Dios nos ofrece algo muy distinto: una vida en comunión con él, ahora y para siempre. El hombre fue creado para vivir feliz en el paraíso terrenal. Tenía comunión con Dios, pero por desgracia comió del fruto prohibido, y por esta desobediencia la muerte entró en el mundo. Entonces Dios lo expulsó del huerto del Edén, a fin de “que no alargue su mano, y tome también del árbol de la vida, y coma, y viva para siempre” (Génesis 3:22).
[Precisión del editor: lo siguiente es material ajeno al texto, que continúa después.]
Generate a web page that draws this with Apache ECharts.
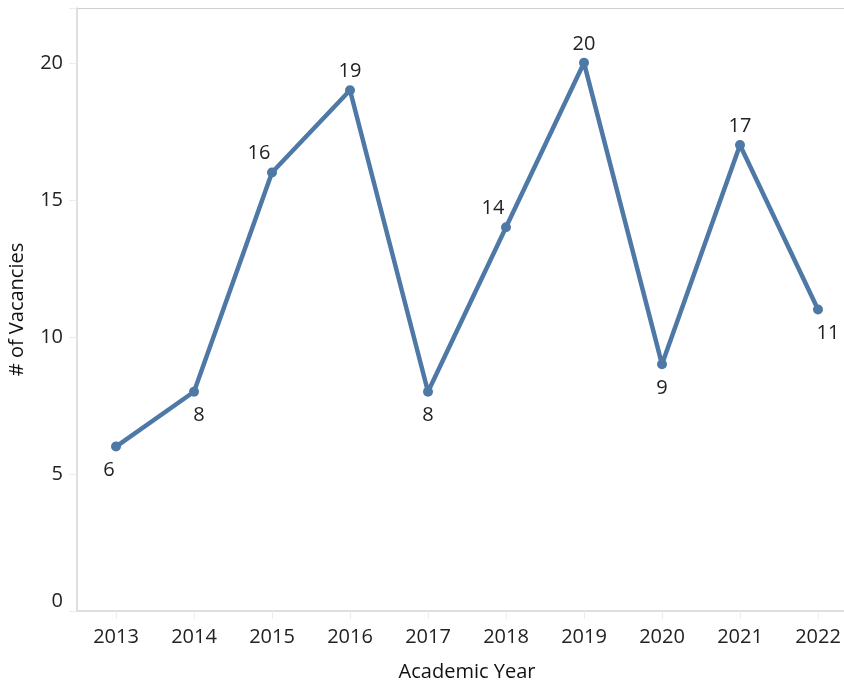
<!DOCTYPE html>
<html>
<head>
<meta charset="utf-8">
<script src="https://cdn.jsdelivr.net/npm/echarts@6/dist/echarts.min.js"></script>
<style>html,body{margin:0;padding:0;background:#fff}#c{width:844px;height:681px}</style>
</head>
<body>
<div id="c"></div>
<script>
const years = ['2013','2014','2015','2016','2017','2018','2019','2020','2021','2022'];
const vacancies = [6, 8, 16, 19, 8, 14, 20, 9, 17, 11];
const labelPlacement = ['bottomLeft','bottomRightNear','topLeft','top','bottom','topLeft','top','bottom','top','bottomRight'];
const yTicks = [0, 5, 10, 15, 20];

const FONT = '"Open Sans", sans-serif';
const placeMap = {
  top: {position: 'top', offset: [0, 1]},
  bottom: {position: 'bottom', offset: [0, 4]},
  topLeft: {position: 'top', offset: [-13, 1]},
  bottomRight: {position: 'bottom', offset: [10, 4]},
  bottomRightNear: {position: 'bottom', offset: [5, 4]},
  bottomLeft: {position: 'bottom', offset: [-7, 4]}
};
const data = vacancies.map((v, i) => ({value: v, label: placeMap[labelPlacement[i]]}));

const chart = echarts.init(document.getElementById('c'));
chart.setOption({
  animation: false,
  grid: {left: 77, width: 780, top: 8, bottom: 70, containLabel: false, outerBoundsMode: 'none'},
  xAxis: [{
    type: 'category', data: years, boundaryGap: true,
    name: 'Academic Year', nameLocation: 'middle', nameGap: 51,
    nameTextStyle: {fontFamily: FONT, fontSize: 20, color: '#111'},
    axisLine: {lineStyle: {color: '#d4d4d4', width: 1.5}},
    axisTick: {show: true, alignWithLabel: true, length: 8, lineStyle: {color: '#ececec'}},
    axisLabel: {fontFamily: FONT, fontSize: 20, color: '#222', margin: 16}
  }, {
    type: 'category', data: years, position: 'top',
    axisLine: {show: true, lineStyle: {color: '#cfcfcf', width: 1}},
    axisTick: {show: false}, axisLabel: {show: false}
  }],
  yAxis: {
    type: 'value', min: 0, max: 22, interval: 5,
    name: '# of Vacancies', nameLocation: 'middle', nameGap: 50,
    nameTextStyle: {fontFamily: FONT, fontSize: 20, color: '#111'},
    axisLine: {show: true, lineStyle: {color: '#d4d4d4', width: 1.5}},
    axisTick: {show: true, length: 8, lineStyle: {color: '#ececec'}},
    splitLine: {show: false},
    axisLabel: {fontFamily: FONT, fontSize: 20, color: '#222', margin: 14,
      verticalAlignMinLabel: 'bottom',
      formatter: v => yTicks.includes(v) ? String(v) : ''}
  },
  series: [{
    type: 'line', data: data, xAxisIndex: 0,
    lineStyle: {color: '#4e79a7', width: 4.5},
    itemStyle: {color: '#4e79a7'},
    symbol: 'circle', symbolSize: 10, showAllSymbol: true,
    label: {show: true, fontFamily: FONT, fontSize: 20, color: '#222'}
  }]
});
</script>
</body>
</html>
Pero Dios había preparado un plan de salvación en Jesucristo. Jesús dijo a su Padre: “Y esta es la vida eterna: que te conozcan a ti, el único Dios verdadero, y a Jesucristo, a quien has enviado” (Juan 17:3). Para conocer a Dios es necesario que nuestros pecados sean perdonados: si creemos que Jesús murió en la cruz por nosotros, obtenemos el perdón, por gracia, y una vida nueva. “El que cree en mí, tiene vida eterna”. El creyente ya la tiene: es su vida en la tierra, en comunión con el Padre. Alcanzará su pleno desarrollo en la casa del Padre con Jesús.
“Este es el testimonio: que Dios nos ha dado vida eterna; y esta vida está en su Hijo. El que tiene al Hijo, tiene la vida” (1 Juan 5:11-12).